In this video we shall look at the different properties of a parallelogram.
We have studied that a parallelogram is a quadrilateral in which pair of opposite sides are parallel.
The other properties of a parallelogram are:
1) Each diagonal of a quadrilateral divided it into two congruent triangles.
We have illustrated this through a diagram. Suppose we have a parallelogram ABCD where AD is parallel to BC and AB is parallel to DC. AC and BD are the diagonals of the parallelogram.
Diagonal AC divides parallelogram ABCD into ΔABC and ΔADC whereas diagonal BD divides parallelogram ABCD into ABD and ΔDBC. We take ΔABD and ΔDBC and prove them congruent. We know that AB is parallel to DC, thus diagonal BD acts as a transversal for the parallel lines.
∠ABD will thus be equal to ∠BDC. (Alternate angles)
And ∠ADB = ∠DBC (alternate angles). BD is common to both so BD = BD.
Thus ΔABD is congruent to ΔBDC by the ASA rule.
2) Opposite angles of a parallel are equal.
We have illustrated this through a parallelogram ABCD. In the previous example we saw that by the property of alternate angles, ∠ABD = ∠BDC and ∠ADB = ∠DBC. Therefore ∠ABC = ∠ADC. In this way opposite angles of a parallelogram are equal.
3) Diagonals of a parallelogram bisect each other.
We can illustrate this through an example. suppose we have a parallelogram ABCD where AC and BD are two diagonals that meet at point O. to prove that AO = OC and DO = OB, we will have to prove ΔAOB congruent to ΔOBC.

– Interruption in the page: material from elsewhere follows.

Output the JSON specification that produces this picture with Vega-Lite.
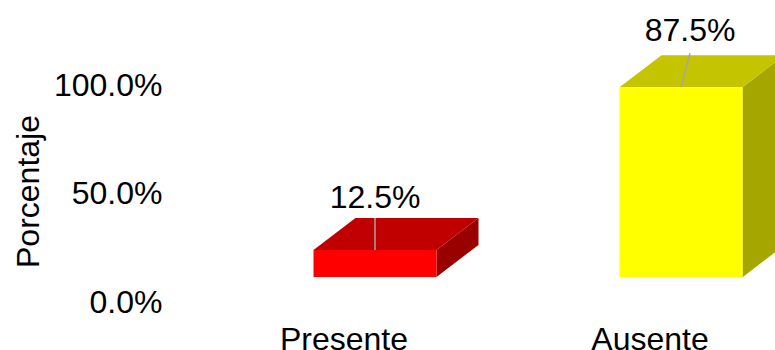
{
  "$schema": "https://vega.github.io/schema/vega-lite/v6.json",
  "autosize": "none",
  "padding": {"left": 191, "top": 85, "right": 0, "bottom": 48},
  "width": 612,
  "height": 217,
  "background": "white",
  "config": {"view": {"stroke": null}, "font": "Liberation Sans"},
  "data": {"values": [
    {"categoria": "Presente", "porcentaje": 0.125},
    {"categoria": "Ausente", "porcentaje": 0.875}
  ]},
  "encoding": {
    "x": {
      "field": "categoria",
      "type": "nominal",
      "sort": ["Presente", "Ausente"],
      "scale": {"paddingInner": 0, "paddingOuter": 0},
      "axis": {"title": null, "labelAngle": 0, "domain": false, "ticks": false, "labelFontSize": 32, "labelColor": "#000000", "labelPadding": 37, "labelBaseline": "middle"}
    },
    "y": {
      "field": "porcentaje",
      "type": "quantitative",
      "scale": {"domain": [0, 1], "nice": false},
      "axis": {"values": [0, 0.5, 1], "format": ".1%", "title": "Porcentaje", "titleFontSize": 32, "titleFontWeight": "normal", "titleColor": "#000000", "titleY": 106, "labelFontSize": 32, "labelColor": "#000000", "labelPadding": 29, "titlePadding": 8, "domain": false, "ticks": false, "grid": false}
    }
  },
  "layer": [
    {
      "description": "Right-hand side face of each prism, as tall as its bar",
      "mark": {"type": "point", "filled": true, "opacity": 1, "size": 4, "xOffset": 92.5, "yOffset": -25},
      "encoding": {
        "color": {"field": "categoria", "scale": {"domain": ["Presente", "Ausente"], "range": ["#990000", "#a6a600"]}, "legend": null},
        "shape": {"field": "categoria", "scale": {"domain": ["Presente", "Ausente"], "range": ["M0,0L42,-32L42,-5L0,27Z", "M0,0L42,-32L42,158L0,190Z"]}, "legend": null}
      }
    },
    {
      "description": "Top face of each prism",
      "mark": {"type": "point", "filled": true, "opacity": 1, "size": 4, "xOffset": -30.5, "yOffset": -25, "shape": "M0,0L123,0L165,-32L42,-32Z"},
      "encoding": {
        "color": {"field": "categoria", "scale": {"domain": ["Presente", "Ausente"], "range": ["#c00000", "#c4c400"]}, "legend": null}
      }
    },
    {
      "description": "Front face of each prism",
      "mark": {"type": "bar", "size": 123, "xOffset": 31, "yOffset": -25, "y2Offset": -25},
      "encoding": {
        "color": {"field": "categoria", "scale": {"domain": ["Presente", "Ausente"], "range": ["#ff0000", "#ffff00"]}, "legend": null}
      }
    },
    {
      "description": "Leader lines from the bar tops up to the value labels",
      "mark": {"type": "point", "filled": false, "opacity": 1, "size": 4, "strokeWidth": 1.5, "stroke": "#a6a6a6", "xOffset": 31, "yOffset": -25},
      "encoding": {
        "shape": {"field": "categoria", "scale": {"domain": ["Presente", "Ausente"], "range": ["M0,0L0,-32", "M0,0L9,-34"]}, "legend": null}
      }
    },
    {
      "description": "Value labels",
      "mark": {"type": "text", "fontSize": 32, "color": "#000000", "baseline": "middle", "xOffset": {"expr": "datum.categoria === 'Ausente' ? 40 : 31"}, "yOffset": {"expr": "datum.categoria === 'Ausente' ? -81 : -77"}},
      "encoding": {
        "text": {"field": "porcentaje", "type": "quantitative", "format": ".1%"}
      }
    }
  ],
  "resolve": {"scale": {"color": "independent", "shape": "independent"}}
}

We know that AB is parallel to DC and AD is parallel to BC. Diagonals AC and BD act as transversals to these parallel lines. Therefore,
∠DAO = ∠BCO (alternate angles)
∠ADO = ∠OBC (alternate angles)
∠ AOD = ∠BOC (vertically opposite angles)
Thus, ΔAOB is congruent to ΔOBC.
When two triangles are congruent, their corresponding sides are in equal ratio. Since AD = BC (opposite sides of a parallelogram are equal). Therefore,
AO = OC and
DO = OB.
Thus, diagonals AC and BD intersect each other.
A rhombus is quadrilateral with all sides equal. It is a type of parallelogram in which a pair of adjacent sides is equal. Since a rhombus is a parallelogram all properties of a parallelogram apply to a rhombus. Further, in a rhombus, the diagonals bisect each other perpendicularly.
Conversely, any quadrilateral where the two diagonals bisect each other at right angles will be a rhombus.
A rectangle is a special type of parallelogram. All properties of a parallelogram apply to a rectangle as well. In addition in a rectangle, each of the angles is equal to 90º. The diagonals of a rectangle are equal and bisect each other.